*DIRECTIONS*.
Transcribe the listing in full, excluding any pictures.
=== DATA SEGMENT ===
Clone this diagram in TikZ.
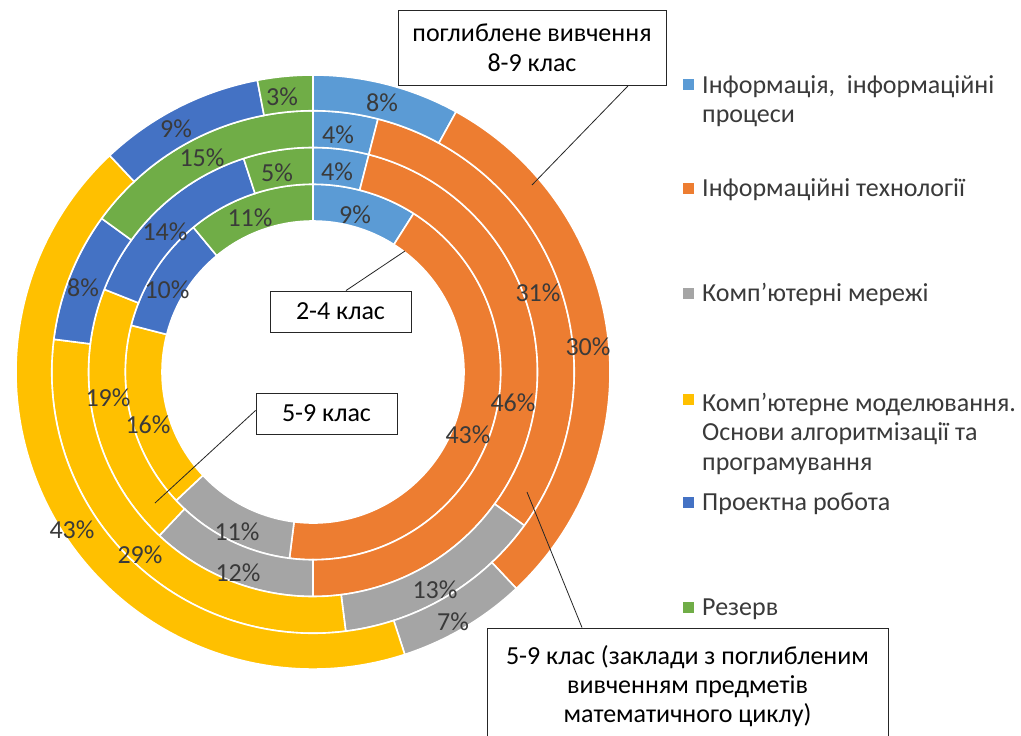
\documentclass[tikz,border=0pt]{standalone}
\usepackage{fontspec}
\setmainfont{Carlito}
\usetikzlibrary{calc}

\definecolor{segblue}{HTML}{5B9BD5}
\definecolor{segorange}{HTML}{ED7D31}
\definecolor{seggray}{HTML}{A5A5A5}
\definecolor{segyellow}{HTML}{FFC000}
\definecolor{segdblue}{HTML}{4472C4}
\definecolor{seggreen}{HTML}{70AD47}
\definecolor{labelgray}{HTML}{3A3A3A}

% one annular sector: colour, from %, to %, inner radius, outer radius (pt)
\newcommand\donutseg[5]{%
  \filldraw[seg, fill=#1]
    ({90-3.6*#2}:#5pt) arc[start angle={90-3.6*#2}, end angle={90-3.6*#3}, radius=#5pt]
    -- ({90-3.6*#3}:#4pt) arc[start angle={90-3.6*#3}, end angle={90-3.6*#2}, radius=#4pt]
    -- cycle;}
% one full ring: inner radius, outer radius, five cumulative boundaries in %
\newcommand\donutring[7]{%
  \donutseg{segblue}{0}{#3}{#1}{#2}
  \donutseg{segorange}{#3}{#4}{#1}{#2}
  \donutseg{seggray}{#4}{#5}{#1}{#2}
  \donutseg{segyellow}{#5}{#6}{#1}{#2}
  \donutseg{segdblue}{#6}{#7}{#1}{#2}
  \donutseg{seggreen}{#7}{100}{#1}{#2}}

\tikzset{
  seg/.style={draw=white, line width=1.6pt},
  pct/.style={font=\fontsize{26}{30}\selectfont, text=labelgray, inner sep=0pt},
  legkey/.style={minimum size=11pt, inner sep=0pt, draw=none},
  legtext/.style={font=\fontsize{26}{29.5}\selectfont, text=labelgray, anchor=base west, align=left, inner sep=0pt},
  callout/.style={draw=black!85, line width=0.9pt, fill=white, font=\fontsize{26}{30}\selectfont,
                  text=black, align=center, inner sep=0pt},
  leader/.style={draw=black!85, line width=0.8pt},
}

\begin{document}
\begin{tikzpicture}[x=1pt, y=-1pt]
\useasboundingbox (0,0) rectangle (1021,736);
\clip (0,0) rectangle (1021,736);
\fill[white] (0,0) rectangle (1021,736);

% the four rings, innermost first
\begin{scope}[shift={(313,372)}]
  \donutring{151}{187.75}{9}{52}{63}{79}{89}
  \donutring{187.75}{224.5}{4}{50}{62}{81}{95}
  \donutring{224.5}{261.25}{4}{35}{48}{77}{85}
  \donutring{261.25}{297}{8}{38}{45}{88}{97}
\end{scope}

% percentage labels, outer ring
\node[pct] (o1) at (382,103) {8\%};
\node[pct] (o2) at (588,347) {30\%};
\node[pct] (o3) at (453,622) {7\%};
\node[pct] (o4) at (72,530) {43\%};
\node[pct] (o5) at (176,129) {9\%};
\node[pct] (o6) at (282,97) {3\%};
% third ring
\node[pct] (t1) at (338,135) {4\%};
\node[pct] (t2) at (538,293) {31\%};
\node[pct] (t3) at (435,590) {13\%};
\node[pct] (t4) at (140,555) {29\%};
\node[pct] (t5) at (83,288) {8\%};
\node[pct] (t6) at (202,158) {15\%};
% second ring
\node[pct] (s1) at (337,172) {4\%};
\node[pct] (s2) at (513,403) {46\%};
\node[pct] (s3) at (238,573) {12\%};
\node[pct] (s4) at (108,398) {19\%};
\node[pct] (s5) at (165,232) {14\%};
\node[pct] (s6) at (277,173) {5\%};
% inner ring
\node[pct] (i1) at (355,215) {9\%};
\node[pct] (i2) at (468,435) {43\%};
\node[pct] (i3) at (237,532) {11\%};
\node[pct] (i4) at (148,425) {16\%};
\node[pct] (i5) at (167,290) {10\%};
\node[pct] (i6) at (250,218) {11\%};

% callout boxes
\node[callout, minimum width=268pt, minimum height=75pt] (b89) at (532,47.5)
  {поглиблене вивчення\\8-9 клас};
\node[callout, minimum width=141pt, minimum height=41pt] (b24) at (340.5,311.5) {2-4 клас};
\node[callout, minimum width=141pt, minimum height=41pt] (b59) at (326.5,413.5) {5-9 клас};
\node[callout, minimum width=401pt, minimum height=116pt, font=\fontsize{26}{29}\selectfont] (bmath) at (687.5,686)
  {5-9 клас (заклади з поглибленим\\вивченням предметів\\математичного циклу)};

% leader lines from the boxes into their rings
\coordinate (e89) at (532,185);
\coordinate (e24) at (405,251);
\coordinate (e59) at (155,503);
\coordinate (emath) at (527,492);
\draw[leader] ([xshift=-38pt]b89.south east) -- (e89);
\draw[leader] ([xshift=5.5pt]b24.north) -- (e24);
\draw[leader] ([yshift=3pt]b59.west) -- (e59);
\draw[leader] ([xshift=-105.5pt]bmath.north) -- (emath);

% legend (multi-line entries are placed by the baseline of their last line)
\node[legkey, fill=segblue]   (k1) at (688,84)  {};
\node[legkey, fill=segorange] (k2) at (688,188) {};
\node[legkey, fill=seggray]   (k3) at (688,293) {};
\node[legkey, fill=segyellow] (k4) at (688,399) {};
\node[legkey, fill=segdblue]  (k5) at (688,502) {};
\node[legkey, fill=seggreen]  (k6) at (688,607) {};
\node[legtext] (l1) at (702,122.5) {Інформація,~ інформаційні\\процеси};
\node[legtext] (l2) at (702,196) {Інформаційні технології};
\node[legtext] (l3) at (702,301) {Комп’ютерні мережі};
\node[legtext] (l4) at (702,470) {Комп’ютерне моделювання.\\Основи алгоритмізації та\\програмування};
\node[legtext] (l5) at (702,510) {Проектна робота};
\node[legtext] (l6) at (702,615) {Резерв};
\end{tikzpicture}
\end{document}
===
*SOLUTION TO THIS EXERCISE*.
Clone this diagram in TikZ.
\documentclass[tikz,border=0pt]{standalone}
\usepackage{fontspec}
\setmainfont{Carlito}
\usetikzlibrary{calc}

\definecolor{segblue}{HTML}{5B9BD5}
\definecolor{segorange}{HTML}{ED7D31}
\definecolor{seggray}{HTML}{A5A5A5}
\definecolor{segyellow}{HTML}{FFC000}
\definecolor{segdblue}{HTML}{4472C4}
\definecolor{seggreen}{HTML}{70AD47}
\definecolor{labelgray}{HTML}{3A3A3A}

% one annular sector: colour, from %, to %, inner radius, outer radius (pt)
\newcommand\donutseg[5]{%
  \filldraw[seg, fill=#1]
    ({90-3.6*#2}:#5pt) arc[start angle={90-3.6*#2}, end angle={90-3.6*#3}, radius=#5pt]
    -- ({90-3.6*#3}:#4pt) arc[start angle={90-3.6*#3}, end angle={90-3.6*#2}, radius=#4pt]
    -- cycle;}
% one full ring: inner radius, outer radius, five cumulative boundaries in %
\newcommand\donutring[7]{%
  \donutseg{segblue}{0}{#3}{#1}{#2}
  \donutseg{segorange}{#3}{#4}{#1}{#2}
  \donutseg{seggray}{#4}{#5}{#1}{#2}
  \donutseg{segyellow}{#5}{#6}{#1}{#2}
  \donutseg{segdblue}{#6}{#7}{#1}{#2}
  \donutseg{seggreen}{#7}{100}{#1}{#2}}

\tikzset{
  seg/.style={draw=white, line width=1.6pt},
  pct/.style={font=\fontsize{26}{30}\selectfont, text=labelgray, inner sep=0pt},
  legkey/.style={minimum size=11pt, inner sep=0pt, draw=none},
  legtext/.style={font=\fontsize{26}{29.5}\selectfont, text=labelgray, anchor=base west, align=left, inner sep=0pt},
  callout/.style={draw=black!85, line width=0.9pt, fill=white, font=\fontsize{26}{30}\selectfont,
                  text=black, align=center, inner sep=0pt},
  leader/.style={draw=black!85, line width=0.8pt},
}

\begin{document}
\begin{tikzpicture}[x=1pt, y=-1pt]
\useasboundingbox (0,0) rectangle (1021,736);
\clip (0,0) rectangle (1021,736);
\fill[white] (0,0) rectangle (1021,736);

% the four rings, innermost first
\begin{scope}[shift={(313,372)}]
  \donutring{151}{187.75}{9}{52}{63}{79}{89}
  \donutring{187.75}{224.5}{4}{50}{62}{81}{95}
  \donutring{224.5}{261.25}{4}{35}{48}{77}{85}
  \donutring{261.25}{297}{8}{38}{45}{88}{97}
\end{scope}

% percentage labels, outer ring
\node[pct] (o1) at (382,103) {8\%};
\node[pct] (o2) at (588,347) {30\%};
\node[pct] (o3) at (453,622) {7\%};
\node[pct] (o4) at (72,530) {43\%};
\node[pct] (o5) at (176,129) {9\%};
\node[pct] (o6) at (282,97) {3\%};
% third ring
\node[pct] (t1) at (338,135) {4\%};
\node[pct] (t2) at (538,293) {31\%};
\node[pct] (t3) at (435,590) {13\%};
\node[pct] (t4) at (140,555) {29\%};
\node[pct] (t5) at (83,288) {8\%};
\node[pct] (t6) at (202,158) {15\%};
% second ring
\node[pct] (s1) at (337,172) {4\%};
\node[pct] (s2) at (513,403) {46\%};
\node[pct] (s3) at (238,573) {12\%};
\node[pct] (s4) at (108,398) {19\%};
\node[pct] (s5) at (165,232) {14\%};
\node[pct] (s6) at (277,173) {5\%};
% inner ring
\node[pct] (i1) at (355,215) {9\%};
\node[pct] (i2) at (468,435) {43\%};
\node[pct] (i3) at (237,532) {11\%};
\node[pct] (i4) at (148,425) {16\%};
\node[pct] (i5) at (167,290) {10\%};
\node[pct] (i6) at (250,218) {11\%};

% callout boxes
\node[callout, minimum width=268pt, minimum height=75pt] (b89) at (532,47.5)
  {поглиблене вивчення\\8-9 клас};
\node[callout, minimum width=141pt, minimum height=41pt] (b24) at (340.5,311.5) {2-4 клас};
\node[callout, minimum width=141pt, minimum height=41pt] (b59) at (326.5,413.5) {5-9 клас};
\node[callout, minimum width=401pt, minimum height=116pt, font=\fontsize{26}{29}\selectfont] (bmath) at (687.5,686)
  {5-9 клас (заклади з поглибленим\\вивченням предметів\\математичного циклу)};

% leader lines from the boxes into their rings
\coordinate (e89) at (532,185);
\coordinate (e24) at (405,251);
\coordinate (e59) at (155,503);
\coordinate (emath) at (527,492);
\draw[leader] ([xshift=-38pt]b89.south east) -- (e89);
\draw[leader] ([xshift=5.5pt]b24.north) -- (e24);
\draw[leader] ([yshift=3pt]b59.west) -- (e59);
\draw[leader] ([xshift=-105.5pt]bmath.north) -- (emath);

% legend (multi-line entries are placed by the baseline of their last line)
\node[legkey, fill=segblue]   (k1) at (688,84)  {};
\node[legkey, fill=segorange] (k2) at (688,188) {};
\node[legkey, fill=seggray]   (k3) at (688,293) {};
\node[legkey, fill=segyellow] (k4) at (688,399) {};
\node[legkey, fill=segdblue]  (k5) at (688,502) {};
\node[legkey, fill=seggreen]  (k6) at (688,607) {};
\node[legtext] (l1) at (702,122.5) {Інформація,~ інформаційні\\процеси};
\node[legtext] (l2) at (702,196) {Інформаційні технології};
\node[legtext] (l3) at (702,301) {Комп’ютерні мережі};
\node[legtext] (l4) at (702,470) {Комп’ютерне моделювання.\\Основи алгоритмізації та\\програмування};
\node[legtext] (l5) at (702,510) {Проектна робота};
\node[legtext] (l6) at (702,615) {Резерв};
\end{tikzpicture}
\end{document}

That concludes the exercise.